Do this. Transcribe the material in full. Nothing should differ except that the pictures are left out.
# # # #
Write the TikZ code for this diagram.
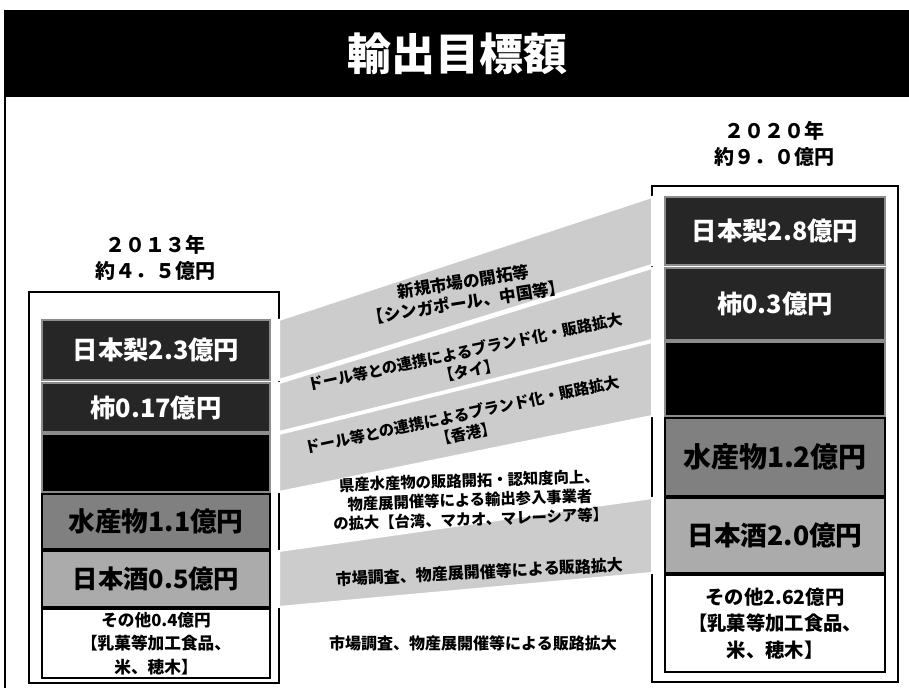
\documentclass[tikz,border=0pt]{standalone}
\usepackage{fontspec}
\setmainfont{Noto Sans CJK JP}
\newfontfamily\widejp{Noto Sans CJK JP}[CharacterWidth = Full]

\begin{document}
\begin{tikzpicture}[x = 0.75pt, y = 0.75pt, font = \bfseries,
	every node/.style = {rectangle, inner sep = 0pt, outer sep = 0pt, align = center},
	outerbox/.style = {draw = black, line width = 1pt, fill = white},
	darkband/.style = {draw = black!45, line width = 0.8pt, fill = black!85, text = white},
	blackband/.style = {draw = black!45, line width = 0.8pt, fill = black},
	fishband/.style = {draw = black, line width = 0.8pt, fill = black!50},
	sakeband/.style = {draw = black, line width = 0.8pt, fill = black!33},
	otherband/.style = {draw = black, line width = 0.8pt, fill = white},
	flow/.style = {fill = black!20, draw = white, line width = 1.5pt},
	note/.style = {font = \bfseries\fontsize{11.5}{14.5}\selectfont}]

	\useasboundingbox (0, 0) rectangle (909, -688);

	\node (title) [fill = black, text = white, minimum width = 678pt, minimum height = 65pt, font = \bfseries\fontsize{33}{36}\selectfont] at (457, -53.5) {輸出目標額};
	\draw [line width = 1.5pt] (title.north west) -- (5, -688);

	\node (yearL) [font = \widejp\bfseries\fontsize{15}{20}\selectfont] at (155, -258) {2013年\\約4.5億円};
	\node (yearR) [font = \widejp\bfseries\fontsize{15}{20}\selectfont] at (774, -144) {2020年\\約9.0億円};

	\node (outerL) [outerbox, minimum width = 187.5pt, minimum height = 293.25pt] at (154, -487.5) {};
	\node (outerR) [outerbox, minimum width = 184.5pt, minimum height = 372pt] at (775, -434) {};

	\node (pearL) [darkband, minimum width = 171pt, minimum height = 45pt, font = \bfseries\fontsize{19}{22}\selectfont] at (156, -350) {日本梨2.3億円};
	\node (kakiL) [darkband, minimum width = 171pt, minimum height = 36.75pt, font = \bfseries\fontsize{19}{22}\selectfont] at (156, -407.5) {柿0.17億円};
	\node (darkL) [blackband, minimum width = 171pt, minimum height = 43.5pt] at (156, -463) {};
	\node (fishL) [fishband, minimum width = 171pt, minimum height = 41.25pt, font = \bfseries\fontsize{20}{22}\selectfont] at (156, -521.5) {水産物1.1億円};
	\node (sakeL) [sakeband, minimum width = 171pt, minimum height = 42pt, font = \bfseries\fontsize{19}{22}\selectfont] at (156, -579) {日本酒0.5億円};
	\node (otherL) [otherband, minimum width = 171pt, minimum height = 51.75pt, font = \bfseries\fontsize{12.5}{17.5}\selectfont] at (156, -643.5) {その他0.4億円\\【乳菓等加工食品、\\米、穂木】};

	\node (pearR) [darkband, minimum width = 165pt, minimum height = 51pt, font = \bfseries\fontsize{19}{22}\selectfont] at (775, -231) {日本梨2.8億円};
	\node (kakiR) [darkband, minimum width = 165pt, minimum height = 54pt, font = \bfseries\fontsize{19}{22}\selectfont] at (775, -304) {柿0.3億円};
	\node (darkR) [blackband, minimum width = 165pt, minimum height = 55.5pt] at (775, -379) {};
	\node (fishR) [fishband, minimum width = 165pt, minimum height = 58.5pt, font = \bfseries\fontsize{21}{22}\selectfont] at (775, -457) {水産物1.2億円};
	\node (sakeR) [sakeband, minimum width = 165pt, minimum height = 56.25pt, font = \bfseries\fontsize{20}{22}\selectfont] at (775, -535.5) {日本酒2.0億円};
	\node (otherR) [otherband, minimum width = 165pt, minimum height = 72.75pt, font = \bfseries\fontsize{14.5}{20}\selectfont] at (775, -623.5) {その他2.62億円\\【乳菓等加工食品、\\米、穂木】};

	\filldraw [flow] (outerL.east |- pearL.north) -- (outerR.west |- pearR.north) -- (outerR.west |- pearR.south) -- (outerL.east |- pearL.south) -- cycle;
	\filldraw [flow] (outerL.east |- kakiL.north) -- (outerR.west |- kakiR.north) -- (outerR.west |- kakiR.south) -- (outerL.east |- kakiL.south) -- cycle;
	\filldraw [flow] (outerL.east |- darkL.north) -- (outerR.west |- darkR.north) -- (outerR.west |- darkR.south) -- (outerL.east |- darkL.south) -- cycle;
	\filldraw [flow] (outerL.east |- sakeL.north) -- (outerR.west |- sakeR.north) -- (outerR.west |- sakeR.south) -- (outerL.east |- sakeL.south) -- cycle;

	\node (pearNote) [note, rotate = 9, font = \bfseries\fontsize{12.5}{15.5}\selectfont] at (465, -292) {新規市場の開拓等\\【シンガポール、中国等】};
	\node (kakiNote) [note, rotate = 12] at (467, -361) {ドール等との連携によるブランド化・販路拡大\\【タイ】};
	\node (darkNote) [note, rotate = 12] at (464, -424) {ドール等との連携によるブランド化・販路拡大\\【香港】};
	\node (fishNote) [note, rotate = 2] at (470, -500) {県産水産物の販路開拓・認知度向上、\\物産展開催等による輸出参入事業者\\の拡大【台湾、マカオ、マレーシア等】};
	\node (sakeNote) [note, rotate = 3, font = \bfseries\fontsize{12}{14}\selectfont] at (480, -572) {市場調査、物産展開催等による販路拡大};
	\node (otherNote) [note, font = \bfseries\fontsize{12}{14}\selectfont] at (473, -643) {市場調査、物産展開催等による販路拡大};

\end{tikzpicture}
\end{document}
# # # #
Task answer.
Write the TikZ code for this diagram.
\documentclass[tikz,border=0pt]{standalone}
\usepackage{fontspec}
\setmainfont{Noto Sans CJK JP}
\newfontfamily\widejp{Noto Sans CJK JP}[CharacterWidth = Full]

\begin{document}
\begin{tikzpicture}[x = 0.75pt, y = 0.75pt, font = \bfseries,
	every node/.style = {rectangle, inner sep = 0pt, outer sep = 0pt, align = center},
	outerbox/.style = {draw = black, line width = 1pt, fill = white},
	darkband/.style = {draw = black!45, line width = 0.8pt, fill = black!85, text = white},
	blackband/.style = {draw = black!45, line width = 0.8pt, fill = black},
	fishband/.style = {draw = black, line width = 0.8pt, fill = black!50},
	sakeband/.style = {draw = black, line width = 0.8pt, fill = black!33},
	otherband/.style = {draw = black, line width = 0.8pt, fill = white},
	flow/.style = {fill = black!20, draw = white, line width = 1.5pt},
	note/.style = {font = \bfseries\fontsize{11.5}{14.5}\selectfont}]

	\useasboundingbox (0, 0) rectangle (909, -688);

	\node (title) [fill = black, text = white, minimum width = 678pt, minimum height = 65pt, font = \bfseries\fontsize{33}{36}\selectfont] at (457, -53.5) {輸出目標額};
	\draw [line width = 1.5pt] (title.north west) -- (5, -688);

	\node (yearL) [font = \widejp\bfseries\fontsize{15}{20}\selectfont] at (155, -258) {2013年\\約4.5億円};
	\node (yearR) [font = \widejp\bfseries\fontsize{15}{20}\selectfont] at (774, -144) {2020年\\約9.0億円};

	\node (outerL) [outerbox, minimum width = 187.5pt, minimum height = 293.25pt] at (154, -487.5) {};
	\node (outerR) [outerbox, minimum width = 184.5pt, minimum height = 372pt] at (775, -434) {};

	\node (pearL) [darkband, minimum width = 171pt, minimum height = 45pt, font = \bfseries\fontsize{19}{22}\selectfont] at (156, -350) {日本梨2.3億円};
	\node (kakiL) [darkband, minimum width = 171pt, minimum height = 36.75pt, font = \bfseries\fontsize{19}{22}\selectfont] at (156, -407.5) {柿0.17億円};
	\node (darkL) [blackband, minimum width = 171pt, minimum height = 43.5pt] at (156, -463) {};
	\node (fishL) [fishband, minimum width = 171pt, minimum height = 41.25pt, font = \bfseries\fontsize{20}{22}\selectfont] at (156, -521.5) {水産物1.1億円};
	\node (sakeL) [sakeband, minimum width = 171pt, minimum height = 42pt, font = \bfseries\fontsize{19}{22}\selectfont] at (156, -579) {日本酒0.5億円};
	\node (otherL) [otherband, minimum width = 171pt, minimum height = 51.75pt, font = \bfseries\fontsize{12.5}{17.5}\selectfont] at (156, -643.5) {その他0.4億円\\【乳菓等加工食品、\\米、穂木】};

	\node (pearR) [darkband, minimum width = 165pt, minimum height = 51pt, font = \bfseries\fontsize{19}{22}\selectfont] at (775, -231) {日本梨2.8億円};
	\node (kakiR) [darkband, minimum width = 165pt, minimum height = 54pt, font = \bfseries\fontsize{19}{22}\selectfont] at (775, -304) {柿0.3億円};
	\node (darkR) [blackband, minimum width = 165pt, minimum height = 55.5pt] at (775, -379) {};
	\node (fishR) [fishband, minimum width = 165pt, minimum height = 58.5pt, font = \bfseries\fontsize{21}{22}\selectfont] at (775, -457) {水産物1.2億円};
	\node (sakeR) [sakeband, minimum width = 165pt, minimum height = 56.25pt, font = \bfseries\fontsize{20}{22}\selectfont] at (775, -535.5) {日本酒2.0億円};
	\node (otherR) [otherband, minimum width = 165pt, minimum height = 72.75pt, font = \bfseries\fontsize{14.5}{20}\selectfont] at (775, -623.5) {その他2.62億円\\【乳菓等加工食品、\\米、穂木】};

	\filldraw [flow] (outerL.east |- pearL.north) -- (outerR.west |- pearR.north) -- (outerR.west |- pearR.south) -- (outerL.east |- pearL.south) -- cycle;
	\filldraw [flow] (outerL.east |- kakiL.north) -- (outerR.west |- kakiR.north) -- (outerR.west |- kakiR.south) -- (outerL.east |- kakiL.south) -- cycle;
	\filldraw [flow] (outerL.east |- darkL.north) -- (outerR.west |- darkR.north) -- (outerR.west |- darkR.south) -- (outerL.east |- darkL.south) -- cycle;
	\filldraw [flow] (outerL.east |- sakeL.north) -- (outerR.west |- sakeR.north) -- (outerR.west |- sakeR.south) -- (outerL.east |- sakeL.south) -- cycle;

	\node (pearNote) [note, rotate = 9, font = \bfseries\fontsize{12.5}{15.5}\selectfont] at (465, -292) {新規市場の開拓等\\【シンガポール、中国等】};
	\node (kakiNote) [note, rotate = 12] at (467, -361) {ドール等との連携によるブランド化・販路拡大\\【タイ】};
	\node (darkNote) [note, rotate = 12] at (464, -424) {ドール等との連携によるブランド化・販路拡大\\【香港】};
	\node (fishNote) [note, rotate = 2] at (470, -500) {県産水産物の販路開拓・認知度向上、\\物産展開催等による輸出参入事業者\\の拡大【台湾、マカオ、マレーシア等】};
	\node (sakeNote) [note, rotate = 3, font = \bfseries\fontsize{12}{14}\selectfont] at (480, -572) {市場調査、物産展開催等による販路拡大};
	\node (otherNote) [note, font = \bfseries\fontsize{12}{14}\selectfont] at (473, -643) {市場調査、物産展開催等による販路拡大};

\end{tikzpicture}
\end{document}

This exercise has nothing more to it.